┌──

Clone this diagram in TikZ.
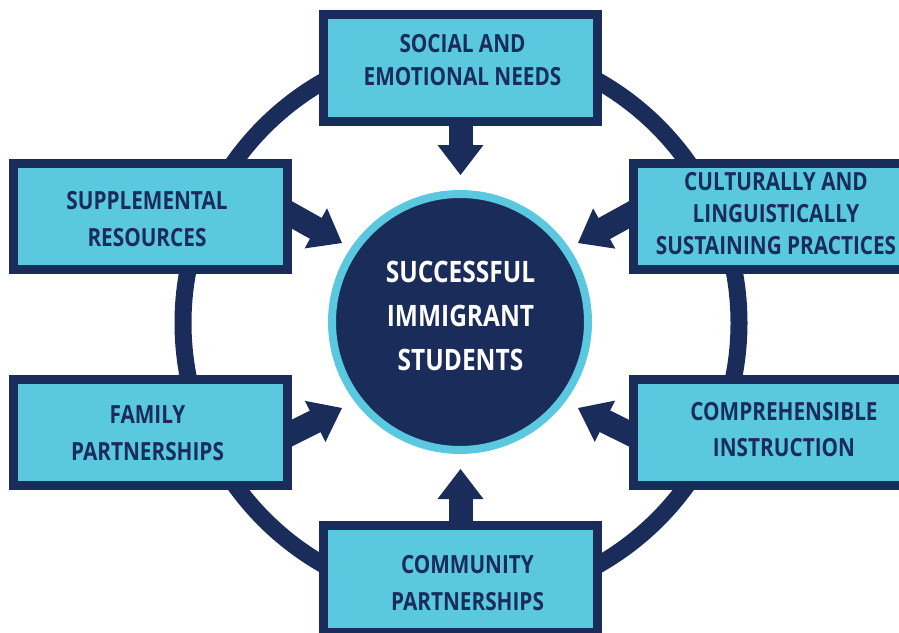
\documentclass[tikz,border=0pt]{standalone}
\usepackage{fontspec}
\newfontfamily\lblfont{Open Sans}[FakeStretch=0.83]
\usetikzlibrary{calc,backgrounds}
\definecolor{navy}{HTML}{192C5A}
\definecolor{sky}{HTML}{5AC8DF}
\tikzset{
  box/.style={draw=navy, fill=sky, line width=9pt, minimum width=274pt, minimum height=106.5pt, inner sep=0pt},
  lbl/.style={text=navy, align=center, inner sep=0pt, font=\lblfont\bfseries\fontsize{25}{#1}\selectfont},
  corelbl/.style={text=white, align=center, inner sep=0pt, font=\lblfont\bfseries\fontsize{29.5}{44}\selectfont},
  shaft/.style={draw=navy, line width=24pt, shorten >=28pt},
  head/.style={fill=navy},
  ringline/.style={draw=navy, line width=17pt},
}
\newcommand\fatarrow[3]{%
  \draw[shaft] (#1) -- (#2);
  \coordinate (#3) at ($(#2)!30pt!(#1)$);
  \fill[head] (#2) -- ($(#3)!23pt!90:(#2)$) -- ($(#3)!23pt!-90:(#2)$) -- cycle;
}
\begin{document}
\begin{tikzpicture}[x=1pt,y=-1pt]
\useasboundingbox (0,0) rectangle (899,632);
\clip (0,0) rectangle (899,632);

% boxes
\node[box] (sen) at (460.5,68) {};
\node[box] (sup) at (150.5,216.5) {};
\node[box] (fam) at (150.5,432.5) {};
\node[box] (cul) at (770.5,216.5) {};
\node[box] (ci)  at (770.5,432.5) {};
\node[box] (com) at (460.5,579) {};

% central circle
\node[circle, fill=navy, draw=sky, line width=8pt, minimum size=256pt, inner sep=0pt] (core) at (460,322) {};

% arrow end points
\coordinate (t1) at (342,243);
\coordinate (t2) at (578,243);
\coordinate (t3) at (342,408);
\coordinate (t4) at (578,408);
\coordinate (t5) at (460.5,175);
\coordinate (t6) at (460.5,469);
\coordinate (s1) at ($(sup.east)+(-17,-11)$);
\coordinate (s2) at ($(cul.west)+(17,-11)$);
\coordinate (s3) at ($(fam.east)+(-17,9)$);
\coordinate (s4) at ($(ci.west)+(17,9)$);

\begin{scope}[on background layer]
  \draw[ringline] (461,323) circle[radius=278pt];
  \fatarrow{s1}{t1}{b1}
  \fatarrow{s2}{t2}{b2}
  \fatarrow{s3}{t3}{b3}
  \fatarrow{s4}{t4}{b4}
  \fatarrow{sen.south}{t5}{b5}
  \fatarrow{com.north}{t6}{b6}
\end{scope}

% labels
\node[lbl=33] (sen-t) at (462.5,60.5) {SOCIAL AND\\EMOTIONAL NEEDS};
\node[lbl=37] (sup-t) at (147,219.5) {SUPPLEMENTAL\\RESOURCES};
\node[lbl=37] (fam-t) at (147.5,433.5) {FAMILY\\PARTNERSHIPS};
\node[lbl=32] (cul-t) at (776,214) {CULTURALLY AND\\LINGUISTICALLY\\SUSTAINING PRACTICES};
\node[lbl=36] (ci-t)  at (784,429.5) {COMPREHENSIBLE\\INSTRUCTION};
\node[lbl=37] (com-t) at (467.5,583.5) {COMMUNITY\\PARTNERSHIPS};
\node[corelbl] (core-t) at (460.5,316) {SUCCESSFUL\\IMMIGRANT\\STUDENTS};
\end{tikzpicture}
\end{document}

└──

# Goal
Transcribe each line above verbatim, with the pictures left out.

# Full output
Clone this diagram in TikZ.
\documentclass[tikz,border=0pt]{standalone}
\usepackage{fontspec}
\newfontfamily\lblfont{Open Sans}[FakeStretch=0.83]
\usetikzlibrary{calc,backgrounds}
\definecolor{navy}{HTML}{192C5A}
\definecolor{sky}{HTML}{5AC8DF}
\tikzset{
  box/.style={draw=navy, fill=sky, line width=9pt, minimum width=274pt, minimum height=106.5pt, inner sep=0pt},
  lbl/.style={text=navy, align=center, inner sep=0pt, font=\lblfont\bfseries\fontsize{25}{#1}\selectfont},
  corelbl/.style={text=white, align=center, inner sep=0pt, font=\lblfont\bfseries\fontsize{29.5}{44}\selectfont},
  shaft/.style={draw=navy, line width=24pt, shorten >=28pt},
  head/.style={fill=navy},
  ringline/.style={draw=navy, line width=17pt},
}
\newcommand\fatarrow[3]{%
  \draw[shaft] (#1) -- (#2);
  \coordinate (#3) at ($(#2)!30pt!(#1)$);
  \fill[head] (#2) -- ($(#3)!23pt!90:(#2)$) -- ($(#3)!23pt!-90:(#2)$) -- cycle;
}
\begin{document}
\begin{tikzpicture}[x=1pt,y=-1pt]
\useasboundingbox (0,0) rectangle (899,632);
\clip (0,0) rectangle (899,632);

% boxes
\node[box] (sen) at (460.5,68) {};
\node[box] (sup) at (150.5,216.5) {};
\node[box] (fam) at (150.5,432.5) {};
\node[box] (cul) at (770.5,216.5) {};
\node[box] (ci)  at (770.5,432.5) {};
\node[box] (com) at (460.5,579) {};

% central circle
\node[circle, fill=navy, draw=sky, line width=8pt, minimum size=256pt, inner sep=0pt] (core) at (460,322) {};

% arrow end points
\coordinate (t1) at (342,243);
\coordinate (t2) at (578,243);
\coordinate (t3) at (342,408);
\coordinate (t4) at (578,408);
\coordinate (t5) at (460.5,175);
\coordinate (t6) at (460.5,469);
\coordinate (s1) at ($(sup.east)+(-17,-11)$);
\coordinate (s2) at ($(cul.west)+(17,-11)$);
\coordinate (s3) at ($(fam.east)+(-17,9)$);
\coordinate (s4) at ($(ci.west)+(17,9)$);

\begin{scope}[on background layer]
  \draw[ringline] (461,323) circle[radius=278pt];
  \fatarrow{s1}{t1}{b1}
  \fatarrow{s2}{t2}{b2}
  \fatarrow{s3}{t3}{b3}
  \fatarrow{s4}{t4}{b4}
  \fatarrow{sen.south}{t5}{b5}
  \fatarrow{com.north}{t6}{b6}
\end{scope}

% labels
\node[lbl=33] (sen-t) at (462.5,60.5) {SOCIAL AND\\EMOTIONAL NEEDS};
\node[lbl=37] (sup-t) at (147,219.5) {SUPPLEMENTAL\\RESOURCES};
\node[lbl=37] (fam-t) at (147.5,433.5) {FAMILY\\PARTNERSHIPS};
\node[lbl=32] (cul-t) at (776,214) {CULTURALLY AND\\LINGUISTICALLY\\SUSTAINING PRACTICES};
\node[lbl=36] (ci-t)  at (784,429.5) {COMPREHENSIBLE\\INSTRUCTION};
\node[lbl=37] (com-t) at (467.5,583.5) {COMMUNITY\\PARTNERSHIPS};
\node[corelbl] (core-t) at (460.5,316) {SUCCESSFUL\\IMMIGRANT\\STUDENTS};
\end{tikzpicture}
\end{document}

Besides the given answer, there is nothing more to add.